» **TASK DESCRIPTION**
Could the lines from the start of the data through the line with "var density = [755, 1005, 1330, 1690, 1720, 2745];" be set down exactly, with no pictures among them?

» **DATASET EXCERPT**

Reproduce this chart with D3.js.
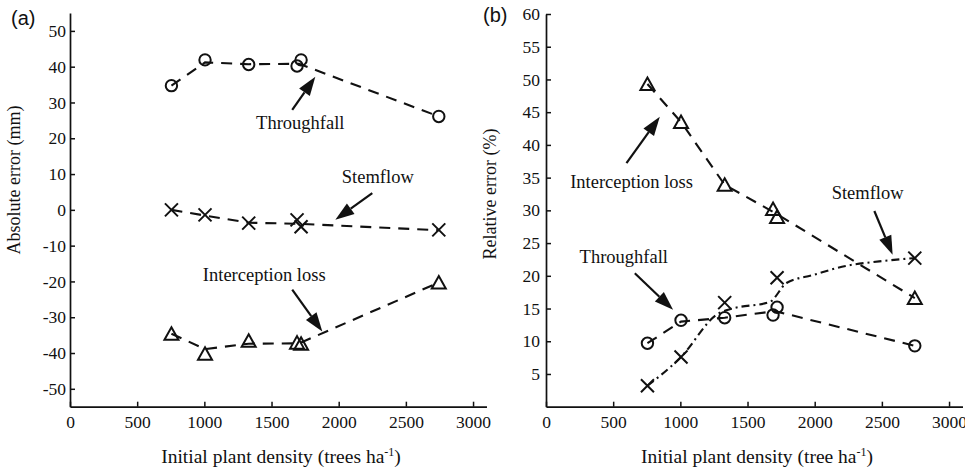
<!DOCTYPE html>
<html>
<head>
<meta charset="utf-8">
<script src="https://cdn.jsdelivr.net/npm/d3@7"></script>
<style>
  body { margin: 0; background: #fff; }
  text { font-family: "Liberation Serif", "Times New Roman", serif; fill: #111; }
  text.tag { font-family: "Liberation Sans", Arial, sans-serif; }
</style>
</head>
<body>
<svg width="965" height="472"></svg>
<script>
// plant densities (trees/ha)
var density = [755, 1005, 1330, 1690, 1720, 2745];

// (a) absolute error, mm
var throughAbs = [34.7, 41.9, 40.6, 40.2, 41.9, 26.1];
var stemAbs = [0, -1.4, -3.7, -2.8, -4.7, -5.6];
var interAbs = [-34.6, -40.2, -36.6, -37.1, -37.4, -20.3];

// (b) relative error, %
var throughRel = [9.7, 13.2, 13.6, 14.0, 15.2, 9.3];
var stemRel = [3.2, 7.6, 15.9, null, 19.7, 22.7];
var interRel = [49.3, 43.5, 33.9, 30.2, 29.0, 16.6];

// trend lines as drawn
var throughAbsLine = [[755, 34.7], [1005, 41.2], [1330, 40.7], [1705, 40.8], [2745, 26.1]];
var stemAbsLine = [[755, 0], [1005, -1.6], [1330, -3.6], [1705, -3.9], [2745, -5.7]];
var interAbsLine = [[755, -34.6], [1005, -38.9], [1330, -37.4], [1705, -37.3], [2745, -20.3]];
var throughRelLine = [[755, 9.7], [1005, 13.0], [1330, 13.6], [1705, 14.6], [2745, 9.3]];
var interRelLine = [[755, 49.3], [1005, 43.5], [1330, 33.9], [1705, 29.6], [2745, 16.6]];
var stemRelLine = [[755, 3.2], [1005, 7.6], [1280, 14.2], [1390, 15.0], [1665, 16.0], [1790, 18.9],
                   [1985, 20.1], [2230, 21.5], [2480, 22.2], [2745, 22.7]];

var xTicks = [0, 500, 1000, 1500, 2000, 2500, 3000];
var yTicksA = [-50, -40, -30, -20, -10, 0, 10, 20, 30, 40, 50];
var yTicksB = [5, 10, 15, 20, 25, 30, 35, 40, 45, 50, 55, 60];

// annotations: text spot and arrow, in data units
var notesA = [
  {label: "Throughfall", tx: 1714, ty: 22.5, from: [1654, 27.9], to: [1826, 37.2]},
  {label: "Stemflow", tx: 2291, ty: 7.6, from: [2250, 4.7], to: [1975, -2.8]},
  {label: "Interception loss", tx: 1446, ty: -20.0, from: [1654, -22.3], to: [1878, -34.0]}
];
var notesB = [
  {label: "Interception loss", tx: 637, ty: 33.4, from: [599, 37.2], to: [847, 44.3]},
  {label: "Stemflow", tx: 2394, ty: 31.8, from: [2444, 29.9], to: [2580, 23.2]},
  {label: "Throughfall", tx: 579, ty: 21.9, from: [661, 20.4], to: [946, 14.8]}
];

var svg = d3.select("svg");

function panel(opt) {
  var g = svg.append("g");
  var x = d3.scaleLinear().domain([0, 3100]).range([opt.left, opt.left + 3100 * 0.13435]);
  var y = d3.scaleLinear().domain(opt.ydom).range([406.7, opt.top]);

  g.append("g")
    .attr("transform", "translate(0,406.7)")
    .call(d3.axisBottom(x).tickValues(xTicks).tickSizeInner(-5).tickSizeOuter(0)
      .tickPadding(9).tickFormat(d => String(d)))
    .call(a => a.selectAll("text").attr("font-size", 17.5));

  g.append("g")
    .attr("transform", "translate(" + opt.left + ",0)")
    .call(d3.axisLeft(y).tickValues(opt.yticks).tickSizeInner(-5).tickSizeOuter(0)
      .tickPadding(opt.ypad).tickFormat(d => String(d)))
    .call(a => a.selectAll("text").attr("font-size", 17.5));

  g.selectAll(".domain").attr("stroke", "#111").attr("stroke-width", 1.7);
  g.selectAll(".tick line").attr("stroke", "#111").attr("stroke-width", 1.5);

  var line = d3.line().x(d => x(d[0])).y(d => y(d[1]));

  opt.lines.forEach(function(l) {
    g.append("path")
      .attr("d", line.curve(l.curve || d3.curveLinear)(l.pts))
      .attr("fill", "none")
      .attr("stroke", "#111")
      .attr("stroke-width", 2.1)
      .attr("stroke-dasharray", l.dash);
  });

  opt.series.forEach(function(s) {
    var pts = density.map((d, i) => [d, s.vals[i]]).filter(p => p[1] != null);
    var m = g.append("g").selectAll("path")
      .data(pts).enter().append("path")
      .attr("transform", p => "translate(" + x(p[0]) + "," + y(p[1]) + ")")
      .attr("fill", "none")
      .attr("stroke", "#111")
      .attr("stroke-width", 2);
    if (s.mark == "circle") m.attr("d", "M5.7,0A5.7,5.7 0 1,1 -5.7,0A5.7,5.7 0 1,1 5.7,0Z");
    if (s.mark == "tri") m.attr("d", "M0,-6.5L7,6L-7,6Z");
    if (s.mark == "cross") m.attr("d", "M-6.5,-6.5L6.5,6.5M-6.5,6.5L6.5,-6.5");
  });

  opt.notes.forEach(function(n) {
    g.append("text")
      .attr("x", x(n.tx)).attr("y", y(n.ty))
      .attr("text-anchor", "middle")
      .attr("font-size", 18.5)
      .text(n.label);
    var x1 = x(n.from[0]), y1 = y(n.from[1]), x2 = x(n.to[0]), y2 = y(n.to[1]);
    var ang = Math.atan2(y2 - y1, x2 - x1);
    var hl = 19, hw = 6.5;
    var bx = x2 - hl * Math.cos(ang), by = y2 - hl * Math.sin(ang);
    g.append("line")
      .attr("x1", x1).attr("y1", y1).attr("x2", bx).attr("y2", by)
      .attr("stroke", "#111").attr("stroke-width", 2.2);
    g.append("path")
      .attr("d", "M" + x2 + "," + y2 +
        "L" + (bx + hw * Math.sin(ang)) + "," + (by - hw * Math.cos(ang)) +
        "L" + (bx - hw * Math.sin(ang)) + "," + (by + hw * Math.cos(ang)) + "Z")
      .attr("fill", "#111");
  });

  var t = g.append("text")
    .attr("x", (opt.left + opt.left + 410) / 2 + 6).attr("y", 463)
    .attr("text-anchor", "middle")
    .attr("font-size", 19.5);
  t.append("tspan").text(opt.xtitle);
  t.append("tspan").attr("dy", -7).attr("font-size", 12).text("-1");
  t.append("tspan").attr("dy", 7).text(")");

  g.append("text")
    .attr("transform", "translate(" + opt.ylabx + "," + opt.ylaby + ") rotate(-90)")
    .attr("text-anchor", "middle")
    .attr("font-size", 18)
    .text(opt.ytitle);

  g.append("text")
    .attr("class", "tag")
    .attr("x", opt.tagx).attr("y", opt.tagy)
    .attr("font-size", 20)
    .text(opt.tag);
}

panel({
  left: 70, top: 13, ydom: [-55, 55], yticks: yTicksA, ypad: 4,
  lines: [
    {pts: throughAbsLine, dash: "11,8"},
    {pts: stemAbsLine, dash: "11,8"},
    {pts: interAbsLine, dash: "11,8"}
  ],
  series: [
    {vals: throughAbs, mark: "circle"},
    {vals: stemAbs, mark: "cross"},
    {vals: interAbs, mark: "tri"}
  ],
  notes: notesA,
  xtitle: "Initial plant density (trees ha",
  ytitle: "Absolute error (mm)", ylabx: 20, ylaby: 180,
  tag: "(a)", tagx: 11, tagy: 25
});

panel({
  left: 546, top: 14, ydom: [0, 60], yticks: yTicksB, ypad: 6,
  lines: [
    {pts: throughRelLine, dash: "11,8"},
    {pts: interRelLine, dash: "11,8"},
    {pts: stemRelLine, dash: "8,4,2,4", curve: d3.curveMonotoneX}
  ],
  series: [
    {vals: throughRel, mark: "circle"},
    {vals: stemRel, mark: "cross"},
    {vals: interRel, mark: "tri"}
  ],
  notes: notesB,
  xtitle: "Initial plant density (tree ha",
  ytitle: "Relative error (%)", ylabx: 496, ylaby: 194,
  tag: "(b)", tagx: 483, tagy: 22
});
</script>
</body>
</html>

» **TASK ANSWER**
Reproduce this chart with D3.js.
<!DOCTYPE html>
<html>
<head>
<meta charset="utf-8">
<script src="https://cdn.jsdelivr.net/npm/d3@7"></script>
<style>
  body { margin: 0; background: #fff; }
  text { font-family: "Liberation Serif", "Times New Roman", serif; fill: #111; }
  text.tag { font-family: "Liberation Sans", Arial, sans-serif; }
</style>
</head>
<body>
<svg width="965" height="472"></svg>
<script>
// plant densities (trees/ha)
var density = [755, 1005, 1330, 1690, 1720, 2745];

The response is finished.